Latent Heat Calculator

Latent heat is calculated using the formula Q = mL, where Q is the energy absorbed or released (in joules), m is the mass of the substance (in kg), and L is the specific latent heat (in J/kg). Simply multiply the mass by the specific latent heat for the relevant phase transition.

Specific latent heat (L) is the amount of energy required per unit mass of a substance to change its phase without changing its temperature. It is measured in J/kg. Different substances have different specific latent heats for fusion (melting/freezing) and vaporization (boiling/condensation).

Latent heat (Q) refers to the total energy absorbed or released during a phase change for a given amount of substance. Specific latent heat (L) is the energy per unit mass — it is a property of the material itself. Total latent heat depends on both mass and the specific latent heat: Q = mL.

Specific heat capacity describes the energy needed to raise the temperature of a substance by 1°C, and it applies when no phase change is occurring. Latent heat describes the energy involved in a phase change (e.g. melting or boiling) where temperature remains constant despite energy being added or removed.

Water has a specific latent heat of fusion of approximately 334,000 J/kg.
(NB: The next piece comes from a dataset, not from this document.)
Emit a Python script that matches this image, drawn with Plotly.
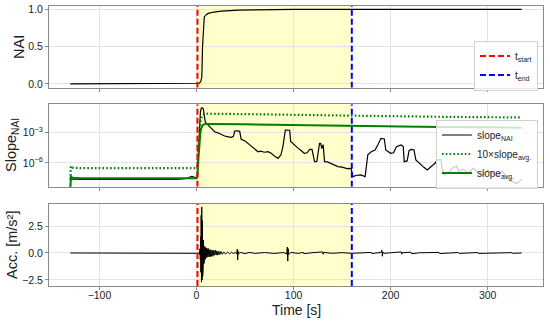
import plotly.graph_objects as go

# ---------------- data ----------------
t_start = 1.0
t_end = 160.0

nai_t = [-130, 0, 2, 3, 4.5, 5.5, 6.2, 7.2, 8, 10, 12, 18, 25.7, 43, 70, 100, 335]
nai_v = [0, 0, 0, 0.01, 0.035, 0.1, 0.5, 0.86, 0.9, 0.93, 0.947, 0.965, 0.977, 0.99, 0.995, 1.0, 1.0]

slope_t = [-130, -129.5, -129, -125, -120, -110, -100, -98, -80, -70, -68, -40, -20, -10, -5, -2, 0,
           1, 2, 3, 4, 5, 6, 7, 8, 9, 10, 12, 15, 18.7, 22, 25, 29, 33, 36, 38, 39.4, 42, 44.5, 46,
           50, 53, 56, 60, 63.4, 66, 70, 73.7, 77, 80, 84, 87, 89, 91.5, 94, 96, 97, 100, 104, 108,
           111, 114, 116.5, 119, 121, 121.6, 124, 126.7, 128, 129, 130.5, 131.9, 135, 140, 145.6,
           150, 155, 159.3, 161, 165, 169.6, 173.7, 175, 176.5, 180, 184, 187, 190, 193.5, 195,
           200, 203, 206, 210.7, 213, 214, 217, 219, 221, 224, 226, 231, 234, 237.7, 243, 246, 248,
           251.8, 253, 255, 260, 265, 268, 270, 275, 280, 285, 290, 295, 300, 305, 310, 315, 320,
           325, 330, 335]
slope_log10 = [-8.6, -7.2, -7.6, -7.55, -7.6, -7.6, -7.55, -7.6, -7.6, -7.55, -7.6, -7.6, -7.6, -7.5,
               -7.3, -7.4, -7.5,
               -7.0, -5.0, -2.5, -1.0, -0.62, -0.6, -0.7, -1.3, -2.0, -2.1, -2.3, -2.6, -2.94, -3.05,
               -3.2, -3.36, -3.45, -3.5, -3.4, -2.87, -2.85, -2.9, -3.68,
               -3.85, -4.08, -4.3, -4.6, -4.9, -4.85, -4.95, -4.9, -5.05, -5.3, -5.55, -5.2, -4.4,
               -2.78, -2.75, -2.8, -3.9, -4.2, -4.5, -4.8,
               -5.05, -5.0, -4.67, -4.67, -5.4, -5.87, -5.85, -4.08, -4.1, -4.6, -4.2, -5.87, -5.9,
               -6.1, -6.36,
               -6.4, -6.55, -6.52, -7.34, -7.2, -7.17, -7.34, -6.5, -5.2, -4.9, -4.73, -4.2, -3.59,
               -3.65, -4.73,
               -5.05, -5.0, -4.4, -4.24, -4.4, -5.87, -5.8, -4.8, -4.67, -4.7, -5.7, -6.2, -6.4,
               -6.68, -6.2, -6.0, -5.7,
               -5.7, -6.5, -7.17, -6.9, -6.4, -6.3, -6.8, -6.6, -7.0, -6.5, -6.9, -7.2, -6.7, -7.0,
               -7.3, -6.8, -7.4,
               -7.8, -8.0, -7.6]

avg_t = [-130, -129.5, -128, -120, 0, 1, 2, 3, 4, 5, 6, 8, 10, 50, 80, 160, 250, 335]
avg_log10 = [-8.6, -7.3, -7.45, -7.5, -7.5, -7.2, -5.5, -4.0, -3.0, -2.6, -2.35, -2.2, -2.18,
             -2.22, -2.27, -2.37, -2.48, -2.55]

acc_t = [-130, 0, 2, 2.5, 3, 3.3, 3.6, 3.9, 4.2, 4.5, 4.8, 5.1, 5.4, 5.7, 6.0, 6.3, 6.6, 6.9, 7.2,
         7.5, 7.8, 8.1, 8.5, 8.9, 9.3, 9.7, 10.2, 10.7, 11.2, 11.8, 12.4, 13, 13.6, 14.2, 14.8,
         15.5, 16.2, 17, 17.8, 18.6, 19.4, 20.2, 21, 22, 23, 24, 25, 26.5, 28, 30, 32, 34, 36, 38,
         40, 41.5, 42, 42.4, 42.8, 43.3, 45, 50, 55, 60, 70, 80, 90, 93, 93.5, 94, 94.5, 95, 97,
         105, 110, 110.5, 120, 130, 130.5, 131, 140, 150, 160, 170, 180, 180.5, 190, 191, 191.5,
         192, 193, 200, 211, 211.5, 212, 221, 221.5, 230, 250, 250.5, 270, 270.5, 290, 290.5, 310,
         310.5, 325, 325.5, 335]
acc_v = [0, 0, 0.02, -0.03, 0.1, -0.15, 0.4, -0.6, 1.5, -1.8, 3.5, -2.7, 4.27, -2.5, 3.0, -2.2,
         2.0, -1.5, 1.2, -1.0, 0.9, -0.8, 0.6, -0.6, 0.5, -0.45, 0.45, -0.4, 0.4, -0.35, 0.4,
         -0.35, 0.3, -0.35, 0.3, -0.3, 0.25, -0.3, 0.25, -0.2, 0.25, -0.2, 0.2, -0.2, 0.15, -0.15,
         0.15, -0.12, 0.1, -0.1, 0.08, -0.08, 0.07, -0.06, 0.05, -0.1, 0.35, -0.65, 0.2, -0.1,
         0.05, -0.05, 0.05, -0.04, 0.04, -0.04, 0.04, -0.1, 0.55, -0.75, 0.4, -0.15, 0.05, -0.04,
         0.06, -0.06, 0.03, 0.1, -0.12, 0.05, -0.03, 0.03, -0.03, 0.02, 0.05, -0.05, 0.05, 0.25,
         -0.3, 0.1, -0.03, 0.02, 0.1, -0.1, 0.02, 0.07, -0.07, 0.02, 0.05, -0.05, 0.04, -0.04,
         0.04, -0.04, 0.03, -0.03, 0.03, -0.03, 0]

slope_vals = [10 ** v for v in slope_log10]
avg_vals = [10 ** v for v in avg_log10]
avg10_vals = [10 * v for v in avg_vals]

# ---------------- figure ----------------
W, H = 550, 324
ML, MR = 49, 7
PW = W - ML - MR
def yd(top_px, bot_px):
    return [1 - bot_px / H, 1 - top_px / H]
def px_x(px):
    return (px - ML) / PW

FONT = "Liberation Sans, Arial, sans-serif"
GRID = "#e3e3e3"
FRAME = "#8a8a8a"
XR = [-152, 357]
NAI_R = [-0.05, 1.05]
SL_R = [-8.32, -0.26]
ACC_R = [-3.06, 4.54]
VDASH = "6px,3px"

fig = go.Figure()

# NAI panel
fig.add_trace(go.Scatter(x=nai_t, y=nai_v, mode="lines", line=dict(color="black", width=1.2),
                         showlegend=False, xaxis="x", yaxis="y"))
# slope panel
fig.add_trace(go.Scatter(x=slope_t, y=slope_vals, mode="lines", line=dict(color="black", width=1.2),
                         name="slope<sub>NAI</sub>", legend="legend2", xaxis="x2", yaxis="y2"))
fig.add_trace(go.Scatter(x=avg_t, y=avg10_vals, mode="lines",
                         line=dict(color="green", width=2.2, dash="1.6px,2.2px"),
                         name="10×slope<sub>avg.</sub>", legend="legend2", xaxis="x2", yaxis="y2"))
fig.add_trace(go.Scatter(x=avg_t, y=avg_vals, mode="lines", line=dict(color="green", width=2),
                         name="slope<sub>avg.</sub>", legend="legend2", xaxis="x2", yaxis="y2"))
# acc panel
fig.add_trace(go.Scatter(x=acc_t, y=acc_v, mode="lines", line=dict(color="black", width=1),
                         showlegend=False, xaxis="x3", yaxis="y3"))

# vertical markers
panels = [("x", "y", NAI_R), ("x2", "y2", [10 ** SL_R[0], 10 ** SL_R[1]]), ("x3", "y3", ACC_R)]
for i, (xa, ya, rng) in enumerate(panels):
    fig.add_trace(go.Scatter(x=[t_start, t_start], y=rng, mode="lines",
                             line=dict(color="red", width=2, dash=VDASH),
                             name="t<sub>start</sub>", showlegend=(i == 0), legend="legend",
                             xaxis=xa, yaxis=ya))
    fig.add_trace(go.Scatter(x=[t_end, t_end], y=rng, mode="lines",
                             line=dict(color="blue", width=2, dash=VDASH),
                             name="t<sub>end</sub>", showlegend=(i == 0), legend="legend",
                             xaxis=xa, yaxis=ya))
    fig.add_shape(type="rect", xref=xa, yref=ya + " domain", x0=t_start, x1=t_end, y0=0, y1=1,
                  fillcolor="rgba(255,255,0,0.2)", line=dict(width=0), layer="below")

axis_common = dict(showline=True, linecolor=FRAME, linewidth=1, mirror=True, gridcolor=GRID,
                   gridwidth=1, zeroline=False, ticks="outside", ticklen=3, tickcolor=FRAME,
                   automargin=False,
                   tickfont=dict(family=FONT, size=10.5, color="#222"))

xcommon = dict(axis_common, range=XR, tickvals=[-100, 0, 100, 200, 300], domain=[0, 1])
fig.update_layout(
    xaxis=dict(xcommon, anchor="y", showticklabels=False),
    xaxis2=dict(xcommon, anchor="y2", showticklabels=False, matches="x"),
    xaxis3=dict(xcommon, anchor="y3", matches="x", ticklabelstandoff=-4),
    yaxis=dict(axis_common, domain=yd(5.7, 87.7), anchor="x", range=NAI_R,
               tickvals=[0, 0.5, 1.0], ticktext=["0.0", "0.5", "1.0"]),
    yaxis2=dict(axis_common, domain=yd(104.3, 186.7), anchor="x2", type="log", range=SL_R,
                tickvals=[1e-6, 1e-3], ticktext=["10<sup>−6</sup>", "10<sup>−3</sup>"]),
    yaxis3=dict(axis_common, domain=yd(204, 286), anchor="x3", range=ACC_R,
                tickvals=[-2.5, 0, 2.5], ticktext=["−2.5", "0.0", "2.5"]),
    width=W, height=H,
    margin=dict(l=ML, r=MR, t=0, b=0, autoexpand=False),
    paper_bgcolor="white", plot_bgcolor="white",
    font=dict(family=FONT, color="#222"),
    legend=dict(x=px_x(538), xanchor="right", y=1 - 65.5 / H, yanchor="middle",
                bgcolor="rgba(255,255,255,0.8)", bordercolor="#d0d0d0", borderwidth=1,
                font=dict(family=FONT, size=10, color="#222"), itemwidth=30, tracegroupgap=0),
    legend2=dict(x=px_x(538), xanchor="right", y=1 - 154 / H, yanchor="middle",
                 bgcolor="rgba(255,255,255,0.8)", bordercolor="#d0d0d0", borderwidth=1,
                 font=dict(family=FONT, size=10, color="#222"), itemwidth=30, tracegroupgap=0),
)

# axis titles as annotations
titles = [("NAI", 19, 47), ("Slope<sub>NAI</sub>", 12, 145), ("Acc. [m/s²]", 12, 245)]
for txt, px, py in titles:
    fig.add_annotation(text=txt, x=px_x(px), y=1 - py / H, xref="paper", yref="paper",
                       showarrow=False, textangle=-90, font=dict(family=FONT, size=14.5, color="#222"),
                       xanchor="center", yanchor="middle")
fig.add_annotation(text="Time [s]", x=px_x(296), y=1 - 309.5 / H, xref="paper", yref="paper",
                   showarrow=False, font=dict(family=FONT, size=14, color="#222"),
                   xanchor="center", yanchor="middle")

fig.write_html("out.html", config={"displayModeBar": False},
               post_script="document.body.style.margin='0';document.body.style.overflow='hidden';")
For 5 kg of water: Q = 5 × 334,000 = 1,670,000 J or 1,670 kJ. This is the energy needed to melt 5 kg of ice at 0°C without raising its temperature.

Latent heat of fusion refers to the energy required to change a substance from solid to liquid (or liquid to solid). Latent heat of vaporization refers to the energy required to change a substance from liquid to gas (or gas to liquid). Vaporization typically requires much more energy than fusion for the same substance.

No — during a phase transition, the temperature of a substance remains constant even as energy is being added or removed. All the energy goes into breaking or forming intermolecular bonds rather than increasing kinetic energy. This is why it is called 'latent' (hidden) heat.

Water has an unusually high latent heat of vaporization (about 2,260 kJ/kg) because of strong hydrogen bonds between water molecules. A large amount of energy is required to break these bonds and convert liquid water into steam, which is why sweating is such an effective cooling mechanism.